La lisibilité, c’est aussi mettre en avant les atouts des CPGE dans un paysage du sup’ qui s’étend, entre la multiplication des bachelors et l’apparition récente des classes préparatoires aux études supérieures (CPES). Alors, pourquoi privilégier une CPGE ?

Alain Joyeux est aussi professeur de géopolitique en prépa ECS - © LinkedIn
Alain Joyeux est aussi professeur de géopolitique en prépa ECS - © LinkedIn

Il n’est pas facile pour un lycéen de répondre à cette question, selon Alain Joyeux. Sans compter que l’attractivité de la formation est freinée par tous les préjugés qui l’entourent.

« La prépa c’est tout sauf du bachotage. On apprend à être efficace. On parle des entreprises internationales, de la responsabilité sociétale… La formation a évolué avec son temps. Notre défi, c’est de trouver un moyen pour que cette valeur ajoutée soit identifiable auprès de notre vivier », affirme-t-il.  

Mettre à profit le « continuum »

Pierre Tapie est aussi chercheur en biophysique  - © D.R.
Pierre Tapie est aussi chercheur en biophysique - © D.R.

Pour Pierre Tapie, le problème ne provient pas seulement du manque de lisibilité, mais tout simplement du fait que les élèves ne soient pas informés de l’existence de ce cursus. « Cette formation d’excellence est connue des familles favorisées, mais pas des familles défavorisées », indique-t-il.

Ce manque d’information engendre la perte d’un certain vivier de candidats. Afin d’éviter cette situation, il faut aller vers ces profils, relève Vincent Cornu, qui en a fait l’expérience.

« Quand je dirigeais un lycée avec des classes préparatoires à Neuilly, nous sommes allés visiter les élèves habitant à l’ouest de Paris, pour leur parler de la formation. Ces élèves sont venus et ont formidablement réussi », raconte-t-il.

Une communication qui peut se faire massivement si l’on renforce le « continuum » avec les grandes écoles, selon Alice Guilhon. Elle évoque d’ailleurs une piste pour améliorer la circulation de l’information : communiquer après des Instituts nationaux supérieurs du professorat et de l’éducation (Inspé) puisqu’une fois les futurs professeurs informés des possibilités des classes préparatoires, ils seront alors plus à même d’orienter leurs futurs élèves.

Les prépas de proximité les plus touchées

Alain Joyeux le rappelle, cette baisse du nombre d’élèves a plus largement impacté les classes préparatoires de proximité que celles présentes dans les grandes villes. La conséquence selon lui : une perte d’ouverture sociale pour la formation.

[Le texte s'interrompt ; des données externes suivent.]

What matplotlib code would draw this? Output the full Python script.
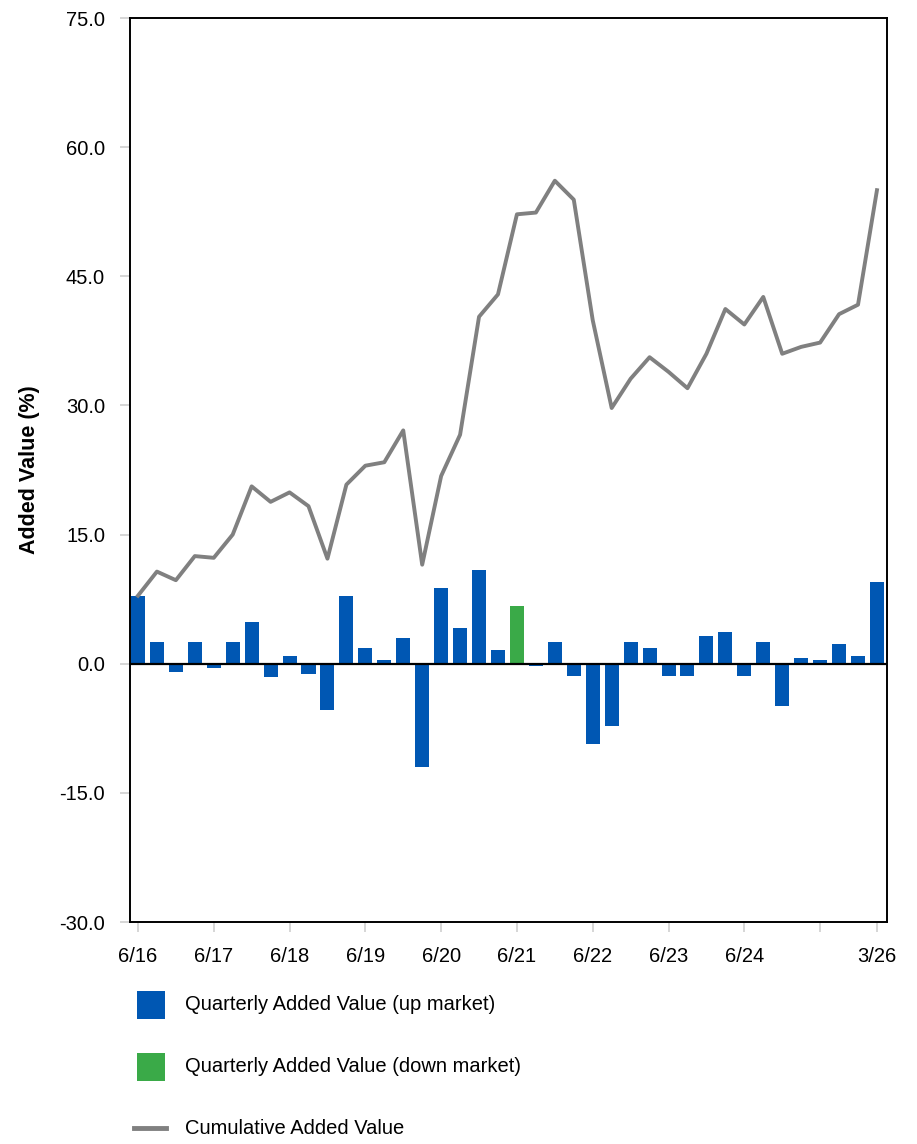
import matplotlib
matplotlib.use("Agg")
import matplotlib.pyplot as plt
from matplotlib.patches import Rectangle
from matplotlib.lines import Line2D
import numpy as np

# Quarterly periods, 6/16 .. 3/26
QUARTERS = [
    "6/16", "9/16", "12/16", "3/17", "6/17", "9/17", "12/17", "3/18",
    "6/18", "9/18", "12/18", "3/19", "6/19", "9/19", "12/19", "3/20",
    "6/20", "9/20", "12/20", "3/21", "6/21", "9/21", "12/21", "3/22",
    "6/22", "9/22", "12/22", "3/23", "6/23", "9/23", "12/23", "3/24",
    "6/24", "9/24", "12/24", "3/25", "6/25", "9/25", "12/25", "3/26",
]

QUARTERLY_VALUE = [
    7.9, 2.55, -0.95, 2.55, -0.45, 2.55, 4.87, -1.6,
    0.93, -1.15, -5.35, 7.9, 1.86, 0.46, 3.0, -12.05,
    8.8, 4.18, 10.9, 1.62, 6.73, -0.23, 2.55, -1.4,
    -9.28, -7.2, 2.55, 1.86, -1.4, -1.4, 3.25, 3.71,
    -1.4, 2.55, -4.87, 0.7, 0.46, 2.32, 0.93, 9.51,
]

# True where the quarter was a down market
DOWN_MARKET = [q == "6/21" for q in QUARTERS]

CUMULATIVE_VALUE = [
    7.9, 10.7, 9.7, 12.5, 12.3, 15.0, 20.6, 18.8,
    19.9, 18.3, 12.2, 20.8, 23.0, 23.4, 27.1, 11.5,
    21.8, 26.6, 40.3, 42.9, 52.2, 52.4, 56.1, 53.9,
    39.9, 29.7, 33.1, 35.6, 33.9, 32.0, 36.0, 41.2,
    39.4, 42.6, 36.0, 36.8, 37.3, 40.6, 41.7, 55.0,
]

TICK_POSITIONS = [0, 4, 8, 12, 16, 20, 24, 28, 32, 36, 39]
TICK_LABELS = ["6/16", "6/17", "6/18", "6/19", "6/20", "6/21",
               "6/22", "6/23", "6/24", "", "3/26"]

LEGEND_LABELS = [
    "Quarterly Added Value (up market)",
    "Quarterly Added Value (down market)",
    "Cumulative Added Value",
]

UP_COLOR = "#0057b3"
DOWN_COLOR = "#3aaa48"
LINE_COLOR = "#808080"

plt.rcParams["font.family"] = ["Liberation Sans", "DejaVu Sans"]

W, H = 917, 1144
fig = plt.figure(figsize=(W / 100, H / 100), dpi=100)
ax = fig.add_axes([130 / W, 1 - 922 / H, 757 / W, 904 / H])

x = np.arange(len(QUARTERS))
colors = [DOWN_COLOR if d else UP_COLOR for d in DOWN_MARKET]
ax.bar(x, QUARTERLY_VALUE, width=0.74, color=colors, zorder=2)
ax.plot(x, CUMULATIVE_VALUE, color=LINE_COLOR, linewidth=2.8, zorder=3)
ax.axhline(0, color="black", linewidth=1.6, zorder=4)

ax.set_xlim(-0.42, 39.53)
ax.set_ylim(-30, 75)
yticks = np.arange(-30, 76, 15)
ax.set_yticks(yticks)
ax.set_yticklabels([f"{v:.1f}" for v in yticks], fontsize=14.5)
ax.set_xticks(TICK_POSITIONS)
ax.set_xticklabels(TICK_LABELS, fontsize=14.5)
ax.tick_params(axis="both", direction="out", length=7, width=1.2, color="#d0d0d0")
ax.tick_params(axis="y", pad=11)
ax.tick_params(axis="x", pad=11)

for side in ["left", "right", "top", "bottom"]:
    ax.spines[side].set_color("black")
    ax.spines[side].set_linewidth(1.4)

fig.text(30 / W, 1 - 470 / H, "Added Value (%)", rotation=90, fontsize=15.5,
         fontweight="bold", ha="center", va="center")

# legend below the plot
legend_rows = [1005, 1067, 1128]
for label, yc, kind in zip(LEGEND_LABELS, legend_rows, ["up", "down", "line"]):
    yf = 1 - yc / H
    if kind == "line":
        fig.add_artist(Line2D([134 / W, 166 / W], [yf, yf], color=LINE_COLOR,
                              linewidth=3.5, transform=fig.transFigure))
    else:
        fig.add_artist(Rectangle((137 / W, yf - 14 / H), 28 / W, 28 / H,
                                 facecolor=UP_COLOR if kind == "up" else DOWN_COLOR,
                                 edgecolor="none", transform=fig.transFigure))
    fig.text(185 / W, yf, label, fontsize=14.5, ha="left", va="center")

fig.savefig("out.png", dpi=100)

Une situation qui inquiète Alice Guilhon : « La diversité des profils fait que nous pouvons adapter l’évolution des classes préparatoires et des grandes écoles. Si nous voulons nous adapter à un mouvement sociologique global, il nous faut cette ouverture. »

Un cursus cerné par la concurrence 

Alice Guilhon est directrice générale de Skema Business School  - © Lora Barra
Alice Guilhon est directrice générale de Skema Business School - © Lora Barra

« Il y a une montée en puissance des formations post-bac dans lesquelles on entre sans filtrage, constate Alain Joyeux. Il y a des concours qui sont aussi factices dans certaines écoles, et cela attire des élèves qui auparavant allaient en classe préparatoire. »

C’est un constat que réfute largement Alice Guilhon. « On ne peut pas dire que les écoles sont les méchantes puisqu’elles ont ouvert des bachelors. Les étudiants qui viennent chez nous le fon,t car ils veulent un parcours international, parce qu’ils veulent des cours en anglais. »

Faire évoluer et multiplier les possibilités de parcours pour les étudiants est aussi un moyen d’endiguer un problème qui selon elle menace l’ensemble du sup’ français : les étudiants partant s’installer à l’étranger.

« Il faut regarder l’enseignement supérieur dans son ensemble. Je rappelle que nous sommes dans un marché compétitif à l’international. Beaucoup de très bons éléments sont partis aux États-Unis, au Canada. Alors le véritable problème ce ne sont pas les écoles et leurs bachelors. Le problème c’est : qu’est-ce qu’on offre aux étudiants en France ? » poursuit-elle.

Pour la présidente de la CDEFM, la solution est d’écouter les jeunes générations, leurs envies et leurs ambitions, pour répondre au mieux à leurs attentes dans la création des programmes.

De son côté, l’Aphec se dit prête à entamer des discussions à l’automne prochain pour réfléchir à de possibles évolutions concernant les classes préparatoires, si les chiffres de 2022 demeurent insatisfaisants.